Step 2: Calculate total rise

  • Run from wall to ridge = 24/2 = 12 feet = 144 inches
  • Rise = 144 × (5/12) = 60 inches = 5 feet

Step 3: Calculate rafter length

  • a² + b² = c²
  • 5² + 12² = c²
  • 25 + 144 = 169
  • c = √169 = 13 feet

Notice this is the 5-12-13 Pythagorean triple! The mathematics worked out to perfect whole numbers.

Step 4: Check against building code

5/12 pitch = 22.62°, which exceeds the typical 18.43° (4/12) minimum for asphalt shingles. ✓

Step 5: Estimate materials

With 13-foot rafters and accounting for overhang, you'd order 14-foot boards. Multiply by the number of rafters needed based on spacing (typically 16 or 24 inches on center).

Conclusion: The Elegant Intersection of Math and Construction

Roof pitch exemplifies how abstract mathematical concepts become concrete reality. The same trigonometric functions you learned in school—tangent, sine, cosine—determine whether your roof will leak, how much your materials will cost, and whether your building will pass inspection.

Every right triangle principle applies: the Pythagorean theorem calculates rafter lengths, tangent functions convert between ratios and angles, and the relationships between opposite, adjacent, and hypotenuse sides govern every measurement.

The beauty of this mathematics is its universality. Whether building a doghouse or a cathedral, the same geometric principles apply. A 6/12 pitch is always 26.57 degrees. A rafter on a 5-12-13 triangle is always 13 feet when the run is 12 feet. These relationships don't change—they're fundamental truths of geometry.

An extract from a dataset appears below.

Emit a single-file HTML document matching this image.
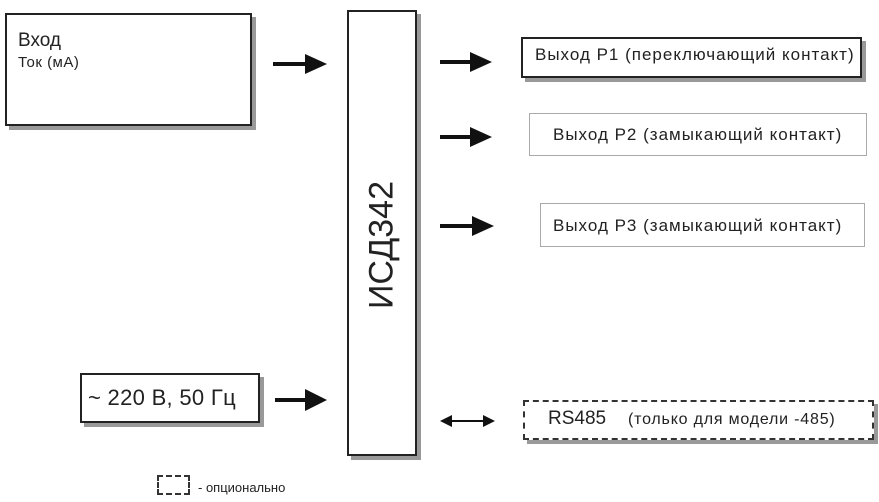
<!DOCTYPE html>
<html><head><meta charset="utf-8"><style>
body{margin:0;width:879px;height:502px;background:#fff;position:relative;overflow:hidden;font-family:"Liberation Sans",sans-serif;color:#222}
.b{position:absolute;box-sizing:border-box;background:#fff}
.sh{box-shadow:4px 4px 0 #999}
.t{position:absolute;white-space:nowrap}
</style></head><body>
<div class="b sh" style="left:5px;top:13px;width:247px;height:113px;border:2px solid #222"></div>
<div class="t" style="left:18px;top:30px;font-size:19px">Вход</div>
<div class="t" style="left:18px;top:54px;font-size:15px;letter-spacing:0.5px">Ток (мА)</div>

<div class="b sh" style="left:347px;top:10px;width:70px;height:446px;border:2px solid #222"></div>
<div class="t" style="left:382px;top:245px;font-size:34px;transform:translate(-50%,-50%) rotate(-90deg)">ИСД342</div>

<div class="b sh" style="left:521px;top:37px;width:341px;height:41px;border:2px solid #222"></div>
<div class="t" style="left:535px;top:45px;font-size:17px;letter-spacing:1px">Выход Р1 (переключающий контакт)</div>
<div class="b" style="left:529px;top:113px;width:338px;height:43px;border:1px solid #aaa"></div>
<div class="t" style="left:553px;top:125px;font-size:17px;letter-spacing:1px">Выход Р2 (замыкающий контакт)</div>
<div class="b" style="left:540px;top:203px;width:325px;height:44px;border:1px solid #aaa"></div>
<div class="t" style="left:553px;top:216px;font-size:17px;letter-spacing:1px">Выход Р3 (замыкающий контакт)</div>

<div class="b sh" style="left:80px;top:373px;width:180px;height:50px;border:2px solid #222"></div>
<div class="t" style="left:88px;top:385px;font-size:22px;letter-spacing:0.3px">~ 220 В, 50 Гц</div>

<div class="b sh" style="left:523px;top:400px;width:351px;height:40px;border:2px dashed #333"></div>
<div class="t" style="left:548px;top:408px;font-size:19px">RS485</div>
<div class="t" style="left:628px;top:411px;font-size:16px;letter-spacing:0.8px">(только для модели -485)</div>

<div class="b" style="left:157px;top:475px;width:33px;height:20px;border:2px dashed #333"></div>
<div class="t" style="left:198px;top:480px;font-size:13px">- опционально</div>

<svg width="879" height="502" style="position:absolute;left:0;top:0">
<g fill="#111" stroke="#111" stroke-width="4">
<line x1="273" y1="64" x2="308" y2="64"/><polygon stroke="none" points="305,54 327,64 305,74"/>
<line x1="440" y1="62" x2="472" y2="62"/><polygon stroke="none" points="470,52 492,62 470,72"/>
<line x1="440" y1="137" x2="472" y2="137"/><polygon stroke="none" points="470,127 492,137 470,147"/>
<line x1="440" y1="226" x2="474" y2="226"/><polygon stroke="none" points="472,216 494,226 472,236"/>
<line x1="275" y1="400" x2="308" y2="400"/><polygon stroke="none" points="305,389 327,400 305,411"/>
<line x1="450" y1="421" x2="485" y2="421" stroke-width="2"/>
<polygon stroke="none" points="440,421 452,415 452,427"/><polygon stroke="none" points="495,421 483,415 483,427"/>
</g></svg>
</body></html>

Next time you look at a roof, you're seeing trigonometry in action. Behind every sloping line is a right triangle, behind every rafter length is the Pythagorean theorem, and behind every pitch specification is the elegant simplicity of the tangent function. The mathematics that seemed abstract in the classroom builds the shelter over your head.

And that's perhaps the most satisfying thing about applied mathematics: it works. Every time. The same equations that ancient Greeks studied now help modern builders create structures that stand strong against rain, snow, and time itself. That's the power of geometry—eternal, reliable, and endlessly practical.